START DATA EXCERPTS
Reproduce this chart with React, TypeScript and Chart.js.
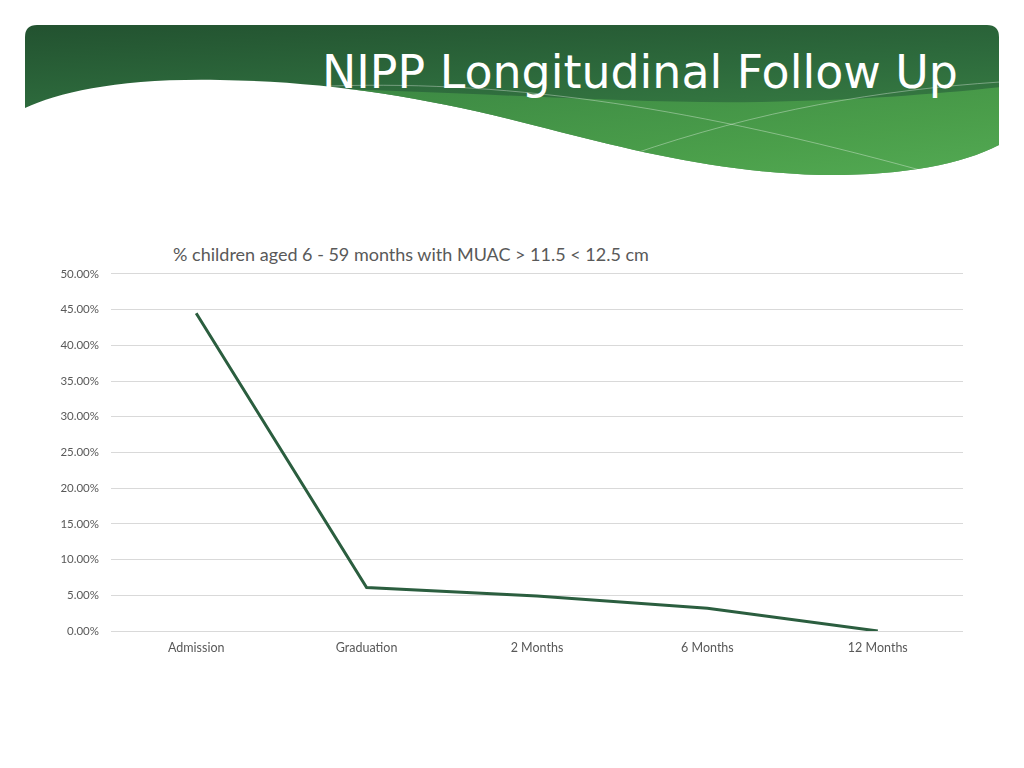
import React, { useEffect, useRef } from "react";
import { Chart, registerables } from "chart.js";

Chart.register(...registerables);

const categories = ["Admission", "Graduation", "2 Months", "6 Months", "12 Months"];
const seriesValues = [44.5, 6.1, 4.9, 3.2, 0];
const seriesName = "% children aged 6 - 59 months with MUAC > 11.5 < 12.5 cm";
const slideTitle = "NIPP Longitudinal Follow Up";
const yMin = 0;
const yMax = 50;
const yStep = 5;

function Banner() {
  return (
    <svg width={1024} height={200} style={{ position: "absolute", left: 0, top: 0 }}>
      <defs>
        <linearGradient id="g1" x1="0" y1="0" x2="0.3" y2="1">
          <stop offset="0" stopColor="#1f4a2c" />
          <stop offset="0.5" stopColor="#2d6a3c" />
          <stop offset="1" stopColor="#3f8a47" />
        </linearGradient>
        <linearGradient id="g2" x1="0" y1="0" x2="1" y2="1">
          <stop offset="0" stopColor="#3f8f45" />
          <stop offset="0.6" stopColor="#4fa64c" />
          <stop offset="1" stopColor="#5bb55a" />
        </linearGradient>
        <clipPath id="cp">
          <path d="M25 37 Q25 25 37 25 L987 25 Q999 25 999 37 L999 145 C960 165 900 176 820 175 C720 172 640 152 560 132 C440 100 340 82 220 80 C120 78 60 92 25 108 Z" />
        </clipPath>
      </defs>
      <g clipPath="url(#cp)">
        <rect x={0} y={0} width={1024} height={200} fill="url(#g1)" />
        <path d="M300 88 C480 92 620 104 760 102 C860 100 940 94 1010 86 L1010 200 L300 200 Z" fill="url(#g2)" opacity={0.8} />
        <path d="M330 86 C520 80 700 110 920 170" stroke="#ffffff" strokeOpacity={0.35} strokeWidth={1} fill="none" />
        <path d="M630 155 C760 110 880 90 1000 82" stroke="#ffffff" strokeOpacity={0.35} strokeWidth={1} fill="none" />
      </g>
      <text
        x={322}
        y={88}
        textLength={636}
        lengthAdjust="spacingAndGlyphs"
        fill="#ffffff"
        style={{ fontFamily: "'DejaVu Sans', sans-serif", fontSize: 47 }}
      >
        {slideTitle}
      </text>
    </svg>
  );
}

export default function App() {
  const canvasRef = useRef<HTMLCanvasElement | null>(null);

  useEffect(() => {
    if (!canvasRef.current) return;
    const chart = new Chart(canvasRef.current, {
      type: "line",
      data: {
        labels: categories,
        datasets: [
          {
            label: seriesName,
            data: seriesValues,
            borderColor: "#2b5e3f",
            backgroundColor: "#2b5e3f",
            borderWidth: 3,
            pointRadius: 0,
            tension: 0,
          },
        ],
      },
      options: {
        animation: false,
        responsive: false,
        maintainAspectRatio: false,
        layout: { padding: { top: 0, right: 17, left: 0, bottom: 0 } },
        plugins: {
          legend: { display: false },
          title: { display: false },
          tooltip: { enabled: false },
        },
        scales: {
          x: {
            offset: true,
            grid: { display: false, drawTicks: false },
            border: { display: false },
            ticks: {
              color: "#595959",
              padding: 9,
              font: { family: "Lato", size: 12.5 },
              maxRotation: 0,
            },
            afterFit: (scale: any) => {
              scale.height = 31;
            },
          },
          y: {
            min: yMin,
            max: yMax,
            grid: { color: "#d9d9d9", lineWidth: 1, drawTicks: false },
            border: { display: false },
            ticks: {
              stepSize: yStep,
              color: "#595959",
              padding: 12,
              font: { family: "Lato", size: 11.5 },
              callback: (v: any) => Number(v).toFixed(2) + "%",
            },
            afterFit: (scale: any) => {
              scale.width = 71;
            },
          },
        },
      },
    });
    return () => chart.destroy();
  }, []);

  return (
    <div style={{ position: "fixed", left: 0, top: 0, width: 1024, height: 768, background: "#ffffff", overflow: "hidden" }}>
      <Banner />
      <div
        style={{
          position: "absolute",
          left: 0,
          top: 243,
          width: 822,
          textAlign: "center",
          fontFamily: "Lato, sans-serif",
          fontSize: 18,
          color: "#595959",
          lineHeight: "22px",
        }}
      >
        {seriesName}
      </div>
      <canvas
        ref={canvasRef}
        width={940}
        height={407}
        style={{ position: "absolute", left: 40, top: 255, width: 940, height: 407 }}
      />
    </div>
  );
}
END DATA EXCERPTS
START DATA EXCERPTS
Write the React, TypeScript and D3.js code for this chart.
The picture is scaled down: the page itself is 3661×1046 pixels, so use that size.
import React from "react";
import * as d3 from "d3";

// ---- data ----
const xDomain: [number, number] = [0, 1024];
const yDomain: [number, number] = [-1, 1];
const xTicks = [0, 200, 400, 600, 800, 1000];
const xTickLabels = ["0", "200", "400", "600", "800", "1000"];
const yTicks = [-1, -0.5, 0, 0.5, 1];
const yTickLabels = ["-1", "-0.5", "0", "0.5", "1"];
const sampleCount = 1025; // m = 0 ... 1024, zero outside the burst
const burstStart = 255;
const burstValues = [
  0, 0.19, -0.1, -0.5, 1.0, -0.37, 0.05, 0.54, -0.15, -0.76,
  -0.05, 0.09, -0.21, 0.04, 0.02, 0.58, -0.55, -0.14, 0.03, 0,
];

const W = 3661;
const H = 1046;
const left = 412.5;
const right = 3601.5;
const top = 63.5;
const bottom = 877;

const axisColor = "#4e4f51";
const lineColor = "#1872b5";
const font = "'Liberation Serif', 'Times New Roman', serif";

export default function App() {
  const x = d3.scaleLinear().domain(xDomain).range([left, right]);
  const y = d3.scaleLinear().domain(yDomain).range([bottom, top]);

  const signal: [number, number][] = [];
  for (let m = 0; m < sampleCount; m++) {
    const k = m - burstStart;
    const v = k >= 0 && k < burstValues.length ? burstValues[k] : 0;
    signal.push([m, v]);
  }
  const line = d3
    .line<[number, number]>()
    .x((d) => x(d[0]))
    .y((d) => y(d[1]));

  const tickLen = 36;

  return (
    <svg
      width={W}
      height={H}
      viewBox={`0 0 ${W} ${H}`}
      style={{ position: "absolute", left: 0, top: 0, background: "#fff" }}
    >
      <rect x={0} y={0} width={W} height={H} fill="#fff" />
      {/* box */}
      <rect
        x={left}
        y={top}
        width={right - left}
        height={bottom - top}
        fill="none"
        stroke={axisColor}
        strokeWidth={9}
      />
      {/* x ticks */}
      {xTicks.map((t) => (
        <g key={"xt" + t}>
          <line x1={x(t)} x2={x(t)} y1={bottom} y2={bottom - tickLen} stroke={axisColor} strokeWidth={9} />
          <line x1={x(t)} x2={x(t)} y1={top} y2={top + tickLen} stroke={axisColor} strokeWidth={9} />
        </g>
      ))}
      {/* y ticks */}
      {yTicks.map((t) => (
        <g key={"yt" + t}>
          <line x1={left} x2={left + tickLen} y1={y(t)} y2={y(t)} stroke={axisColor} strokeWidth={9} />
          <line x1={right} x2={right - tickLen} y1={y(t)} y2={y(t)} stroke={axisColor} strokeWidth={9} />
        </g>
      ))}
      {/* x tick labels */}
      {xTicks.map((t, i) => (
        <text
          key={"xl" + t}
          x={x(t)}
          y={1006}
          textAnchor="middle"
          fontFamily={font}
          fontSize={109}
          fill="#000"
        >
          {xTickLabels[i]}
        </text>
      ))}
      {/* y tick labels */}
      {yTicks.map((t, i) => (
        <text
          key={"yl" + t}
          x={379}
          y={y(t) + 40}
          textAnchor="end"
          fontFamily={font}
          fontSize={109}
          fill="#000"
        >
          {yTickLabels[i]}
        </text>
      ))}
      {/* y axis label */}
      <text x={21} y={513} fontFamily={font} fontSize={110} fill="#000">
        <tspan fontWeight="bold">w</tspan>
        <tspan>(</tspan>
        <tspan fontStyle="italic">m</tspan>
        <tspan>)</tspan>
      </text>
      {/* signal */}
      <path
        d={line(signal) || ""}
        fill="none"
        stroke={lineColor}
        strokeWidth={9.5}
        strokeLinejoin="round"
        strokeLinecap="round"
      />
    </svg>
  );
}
END DATA EXCERPTS
** OBJECTIVE **
Skip all pictures. Output only the lines from the one containing "Reproduce this chart" to the one containing "const yStep = 5;", both lines included.

** EXERCISE OUTPUT **
Reproduce this chart with React, TypeScript and Chart.js.
import React, { useEffect, useRef } from "react";
import { Chart, registerables } from "chart.js";

Chart.register(...registerables);

const categories = ["Admission", "Graduation", "2 Months", "6 Months", "12 Months"];
const seriesValues = [44.5, 6.1, 4.9, 3.2, 0];
const seriesName = "% children aged 6 - 59 months with MUAC > 11.5 < 12.5 cm";
const slideTitle = "NIPP Longitudinal Follow Up";
const yMin = 0;
const yMax = 50;
const yStep = 5;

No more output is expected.